Job:
Identify the lines that contain the string "seaborn" and report only how many there are.

---- Extracted data

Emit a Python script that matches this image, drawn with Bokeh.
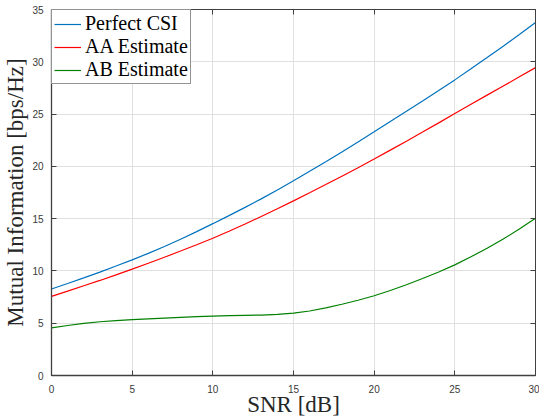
from bokeh.plotting import figure
from bokeh.models import Range1d, LinearAxis, SingleIntervalTicker, Legend, LegendItem
from bokeh.embed import file_html
from bokeh.resources import INLINE

snr_db = list(range(0, 31))
perfect_csi = [8.27, 8.80, 9.34, 9.89, 10.47, 11.06, 11.68, 12.33, 13.03, 13.76,
               14.52, 15.29, 16.08, 16.89, 17.74, 18.63, 19.53, 20.44, 21.37, 22.32,
               23.30, 24.28, 25.26, 26.25, 27.25, 28.27, 29.33, 30.40, 31.49, 32.61, 33.76]
aa_estimate = [7.57, 8.07, 8.58, 9.09, 9.62, 10.17, 10.73, 11.31, 11.90, 12.50,
               13.12, 13.80, 14.49, 15.20, 15.94, 16.70, 17.47, 18.26, 19.06, 19.87,
               20.70, 21.55, 22.41, 23.28, 24.16, 25.05, 25.93, 26.81, 27.68, 28.56, 29.44]
ab_estimate = [4.55, 4.78, 4.98, 5.14, 5.25, 5.34, 5.42, 5.49, 5.56, 5.63,
               5.68, 5.72, 5.75, 5.78, 5.85, 5.96, 6.17, 6.46, 6.81, 7.20,
               7.63, 8.13, 8.68, 9.27, 9.90, 10.58, 11.35, 12.17, 13.05, 14.00, 15.03]
series_names = ["Perfect CSI", "AA Estimate", "AB Estimate"]
series_colors = ["#0072BD", "#FF0000", "#008000"]
x_label = "SNR [dB]"
y_label = "Mutual Information [bps/Hz]"

AX = "#404040"
SERIF = "Liberation Serif"
SANS = "Liberation Sans"

p = figure(width=539, height=419, output_backend="svg", toolbar_location=None,
           x_range=Range1d(0, 30), y_range=Range1d(0, 35),
           min_border_left=50, min_border_right=4, min_border_top=9, min_border_bottom=42)

p.background_fill_color = "white"
p.border_fill_color = "white"
p.outline_line_color = AX
p.outline_line_width = 1

for ax in (p.xaxis[0], p.yaxis[0]):
    ax.ticker = SingleIntervalTicker(interval=5)
    ax.major_tick_in = 5
    ax.major_tick_out = 0
    ax.minor_tick_line_color = None
    ax.axis_line_color = AX
    ax.axis_line_width = 1.3
    ax.major_tick_line_color = AX
    ax.major_label_text_font = SANS
    ax.major_label_text_font_size = "10px"
    ax.major_label_text_color = "#3a3a3a"
    ax.axis_label_text_font = SERIF
    ax.axis_label_text_font_size = "23px"
    ax.axis_label_text_font_style = "normal"
    ax.axis_label_text_color = "#262626"

p.xaxis[0].axis_label = x_label
p.yaxis[0].axis_label = y_label
p.xaxis[0].major_label_standoff = 5
p.xaxis[0].axis_label_standoff = -4
p.yaxis[0].major_label_standoff = 4
p.yaxis[0].axis_label_standoff = 1

for loc in ("above", "right"):
    ax = LinearAxis(ticker=SingleIntervalTicker(interval=5),
                    major_tick_in=5, major_tick_out=0,
                    minor_tick_line_color=None,
                    axis_line_color=AX, major_tick_line_color=AX,
                    major_label_text_font_size="0px", major_label_standoff=0,
                    major_label_text_color=None)
    p.add_layout(ax, loc)

p.xgrid.ticker = SingleIntervalTicker(interval=5)
p.ygrid.ticker = SingleIntervalTicker(interval=5)
p.xgrid.grid_line_color = "#e0e0e0"
p.ygrid.grid_line_color = "#e0e0e0"

items = []
for name, ys, col in zip(series_names, [perfect_csi, aa_estimate, ab_estimate], series_colors):
    r = p.line(snr_db, ys, line_color=col, line_width=1.2)
    items.append(LegendItem(label=name, renderers=[r]))

legend = Legend(items=items, location="top_left", margin=0, padding=2, spacing=-3,
                glyph_width=27, glyph_height=20, label_height=20, label_standoff=4,
                label_text_font=SERIF, label_text_font_size="20px",
                label_text_color="black",
                border_line_color="#262626", border_line_width=1,
                background_fill_color="white", background_fill_alpha=1)
p.add_layout(legend, "center")

open("out.html", "w").write(file_html(p, INLINE))
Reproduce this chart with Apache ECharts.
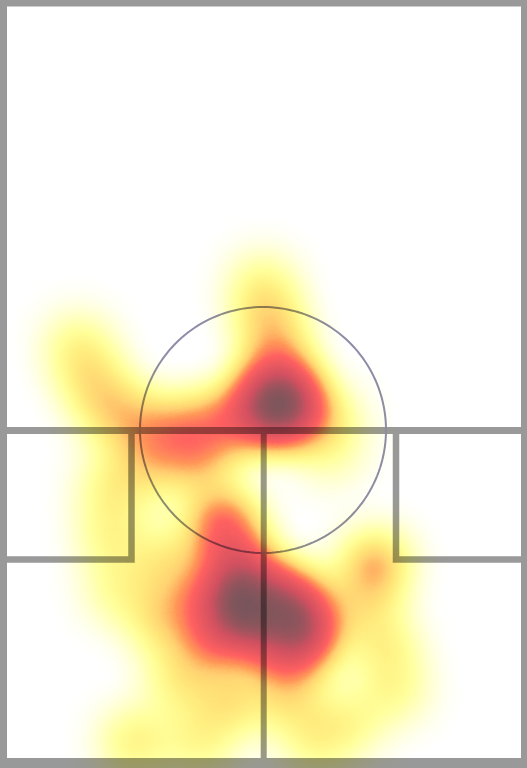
<!DOCTYPE html>
<html>
<head>
<meta charset="utf-8">
<script src="https://cdn.jsdelivr.net/npm/echarts@6/dist/echarts.min.js"></script>
<style>
  html, body { margin: 0; padding: 0; background: #ffffff; }
  #main { width: 527px; height: 768px; }
</style>
</head>
<body>
<div id="main"></div>
<script>
// ---- Court geometry (court units, y measured downward from the front wall) ----
const courtWidth = 527;
const courtHeight = 768;
const shortLineY = 430.5;
const boxBottomY = 559.5;
const leftBoxX = 131.5;
const rightBoxX = 396;
const halfLineX = 263.7;
const circleCenter = [263, 430];
const circleRadius = 123;

// ---- Heat points: x, y, weight ----
const heatX = [262, 268, 275, 280,
               280, 275, 295, 262,
               78, 90, 106, 128, 160, 188, 215, 238,
               330, 330,
               150, 200, 112, 112, 118,
               222, 232, 245, 240, 235, 255, 290, 305, 285, 282, 300, 230, 210, 190,
               375, 362, 385, 395, 350,
               180, 232, 200, 135, 290, 315,
               168, 160];
const heatY = [285, 315, 345, 372,
               400, 412, 408, 405,
               345, 375, 405, 420, 432, 434, 425, 420,
               420, 455,
               468, 465, 485, 535, 590,
               520, 548, 580, 605, 590, 622, 610, 628, 595, 655, 645, 630, 640, 600,
               565, 605, 645, 690, 722,
               680, 700, 742, 742, 700, 742,
               560, 622];
const heatW = [0.3, 0.35, 0.4, 0.45,
               1, 0.8, 0.7, 0.5,
               0.3, 0.33, 0.36, 0.36, 0.45, 0.45, 0.42, 0.45,
               0.3, 0.2,
               0.35, 0.4, 0.35, 0.35, 0.3,
               0.7, 0.65, 0.75, 1, 0.6, 0.8, 0.9, 0.9, 0.6, 0.55, 0.5, 0.5, 0.5, 0.45,
               0.65, 0.35, 0.35, 0.3, 0.3,
               0.4, 0.45, 0.35, 0.4, 0.4, 0.3,
               0.4, 0.4];

const heatColors = ['#ffff00', '#ffff10', '#ffc850', '#ff6060', '#d05060', '#505858'];

// ---- helpers ----
const g = (x, y) => [x, -y]; // court units -> geo coords (y up)

const courtGeo = {
  type: 'FeatureCollection',
  features: [{
    type: 'Feature',
    properties: { name: 'court' },
    geometry: {
      type: 'Polygon',
      coordinates: [[[0, 0], [courtWidth, 0], [courtWidth, -courtHeight], [0, -courtHeight], [0, 0]]]
    }
  }]
};
echarts.registerMap('court', courtGeo);

const lineGrey = '#999999';
function seg(points, width, color) {
  return { coords: points.map(p => g(p[0], p[1])), lineStyle: { width: width, color: color || lineGrey } };
}
const circlePts = [];
for (let i = 0; i <= 180; i++) {
  const a = i / 180 * Math.PI * 2;
  circlePts.push([circleCenter[0] + circleRadius * Math.cos(a), circleCenter[1] + circleRadius * Math.sin(a)]);
}
const courtLines = [
  seg([[3.5, 0], [3.5, courtHeight]], 7),
  seg([[0, 3.2], [courtWidth, 3.2]], 6.5),
  seg([[524, 0], [524, courtHeight]], 6),
  seg([[0, 763], [courtWidth, 763]], 10),
  seg([[0, shortLineY], [courtWidth, shortLineY]], 7),
  seg([[leftBoxX, shortLineY], [leftBoxX, boxBottomY], [0, boxBottomY]], 6.5),
  seg([[rightBoxX, shortLineY], [rightBoxX, boxBottomY], [courtWidth, boxBottomY]], 6.5),
  seg([[halfLineX, shortLineY], [halfLineX, courtHeight]], 6),
  seg(circlePts, 2, '#8e8ca8')
];

const heatData = heatX.map((x, i) => g(x, heatY[i]).concat([heatW[i]]));

const chart = echarts.init(document.getElementById('main'), null, { renderer: 'canvas' });
chart.setOption({
  backgroundColor: '#ffffff',
  animation: false,
  geo: {
    map: 'court',
    roam: false,
    silent: true,
    aspectScale: 1,
    left: 0, top: 0, right: 0, bottom: 0,
    label: { show: false },
    itemStyle: { areaColor: '#ffffff', borderWidth: 0 },
    emphasis: { disabled: true }
  },
  visualMap: {
    type: 'continuous',
    show: false,
    min: 0,
    max: 1,
    seriesIndex: 1,
    inRange: { color: heatColors }
  },
  series: [
    {
      type: 'lines',
      coordinateSystem: 'geo',
      polyline: true,
      silent: true,
      z: 1,
      lineStyle: { cap: 'butt', join: 'miter', opacity: 1 },
      data: courtLines
    },
    {
      type: 'heatmap',
      coordinateSystem: 'geo',
      z: 3,
      silent: true,
      pointSize: 30,
      blurSize: 44,
      minOpacity: 0,
      maxOpacity: 2,
      blendMode: 'multiply',
      data: heatData
    }
  ]
});
</script>
</body>
</html>
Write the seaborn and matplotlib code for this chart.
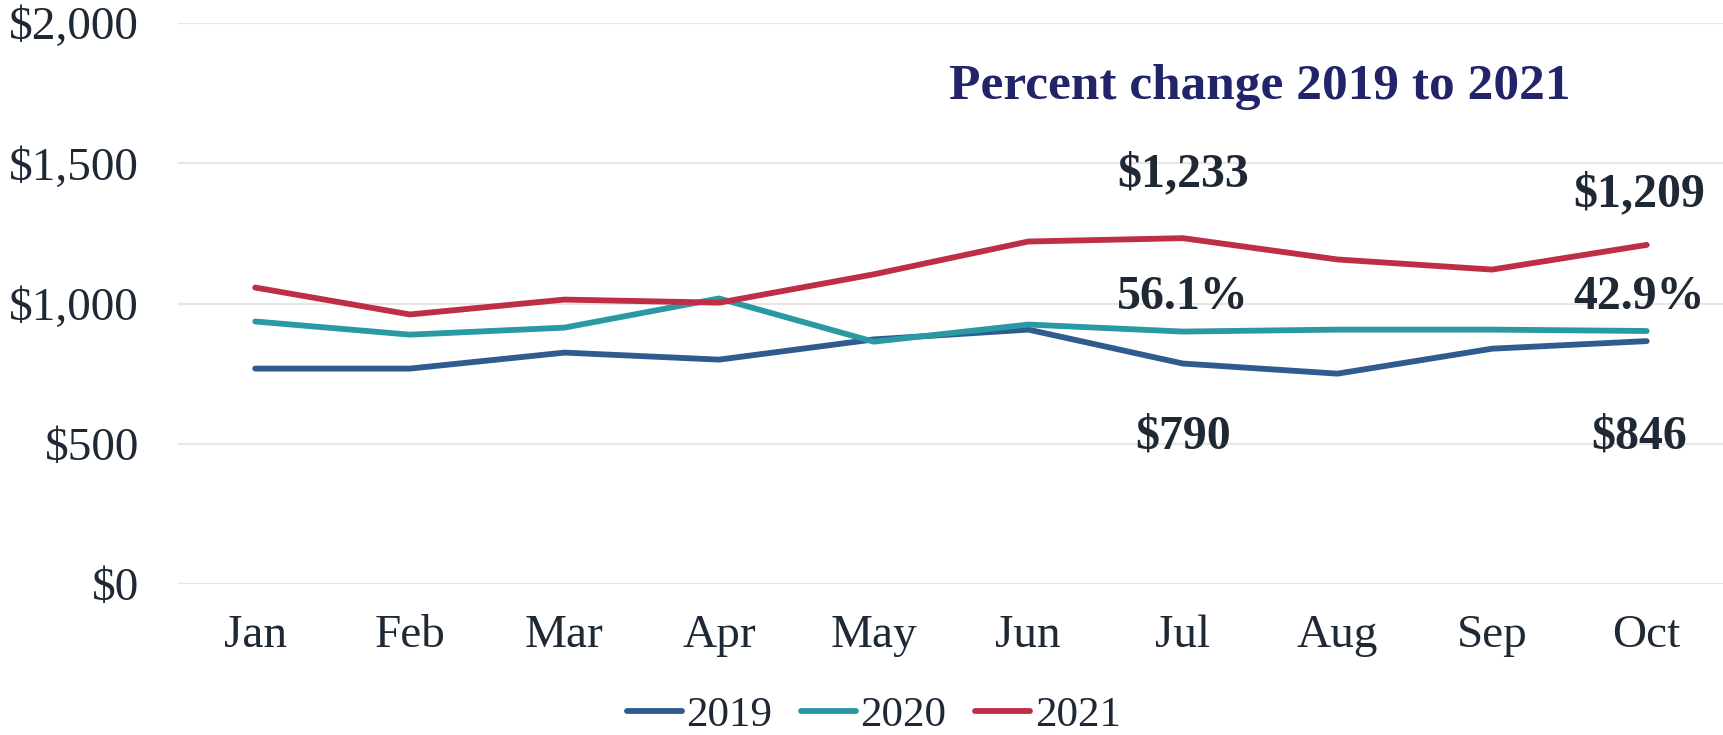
import numpy as np
import pandas as pd
import seaborn as sns
import matplotlib.pyplot as plt
from matplotlib.ticker import FuncFormatter

# monthly values
months = ['Jan', 'Feb', 'Mar', 'Apr', 'May', 'Jun', 'Jul', 'Aug', 'Sep', 'Oct']
vals_2019 = [768, 768, 825, 800, 872, 907, 786, 750, 839, 866]
vals_2020 = [936, 889, 914, 1018, 864, 925, 900, 907, 907, 902]
vals_2021 = [1057, 961, 1014, 1003, 1104, 1221, 1233, 1157, 1121, 1209]
years = ['2019', '2020', '2021']

# annotation texts
jul_labels = ['$1,233', '56.1%', '$790']
oct_labels = ['$1,209', '42.9%', '$846']
title_txt = 'Percent change 2019 to 2021'

colors = {'2019': '#2F5B8F', '2020': '#2A99A2', '2021': '#BE2E46'}
txt_color = '#1E2935'

df = pd.DataFrame({
    'month': months * 3,
    'x': list(range(len(months))) * 3,
    'value': vals_2019 + vals_2020 + vals_2021,
    'year': [y for y in years for _ in months],
})

sns.set_style('white')
plt.rcParams['font.family'] = ['Liberation Serif', 'DejaVu Serif']

fig = plt.figure(figsize=(17.24, 7.35), dpi=100)
ax = fig.add_axes([0.1032, 0.2054, 0.8968, 0.7633])

sns.lineplot(data=df, x='x', y='value', hue='year', palette=colors,
             linewidth=4.2, ax=ax, sort=False)

ax.set_xlim(-0.5, 9.5)
ax.set_ylim(0, 2000)
ax.set_yticks([0, 500, 1000, 1500, 2000])
ax.yaxis.set_major_formatter(FuncFormatter(lambda v, p: '${:,.0f}'.format(v)))
ax.set_xticks(range(len(months)))
ax.set_xticklabels(months)
ax.tick_params(axis='both', labelsize=34, colors=txt_color, length=0)
ax.tick_params(axis='y', pad=28)
ax.tick_params(axis='x', pad=22)
ax.set_xlabel('')
ax.set_ylabel('')
ax.grid(axis='y', color='#E6E6E6', linewidth=1.5)
ax.set_axisbelow(True)
for s in ax.spines.values():
    s.set_visible(False)

# annotations
ax.text(6.5, 1771, title_txt, ha='center', va='center', fontsize=37,
        fontweight='bold', color='#22246A')
for xpos, labs in [(6, jul_labels), (8.95, oct_labels)]:
    ys = [1461 if xpos == 6 else 1389, 1023, 525]
    for yy, t in zip(ys, labs):
        ax.text(xpos, yy, t, ha='center', va='center', fontsize=34.5,
                fontweight='bold', color=txt_color)

leg = ax.legend(loc='center', bbox_to_anchor=(0.45, -0.235), ncol=3,
                frameon=False, fontsize=31, handlelength=1.28,
                handletextpad=0.1, columnspacing=0.67)
for t in leg.get_texts():
    t.set_color(txt_color)
for l in leg.get_lines():
    l.set_linewidth(4.2)

fig.savefig('out.png', dpi=100)
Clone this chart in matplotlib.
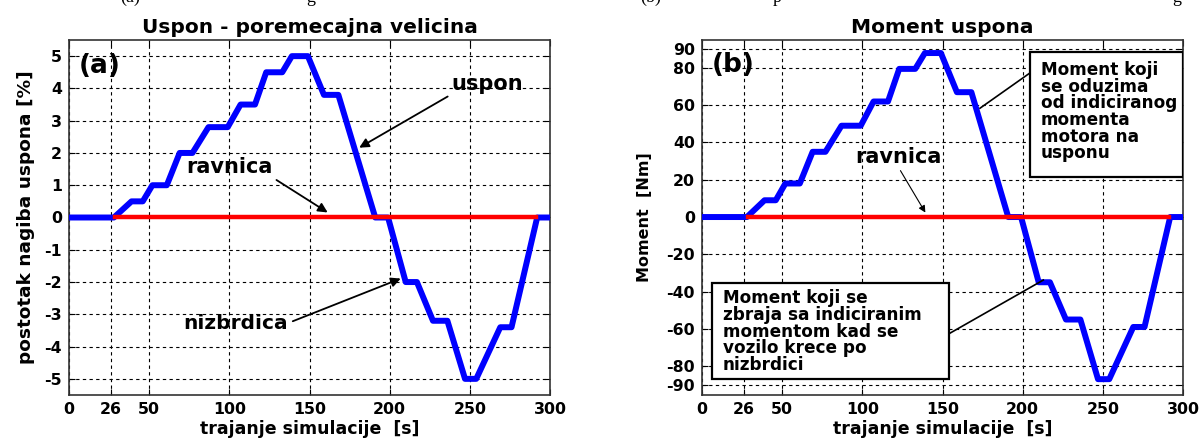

--------

Response for this exercise:
2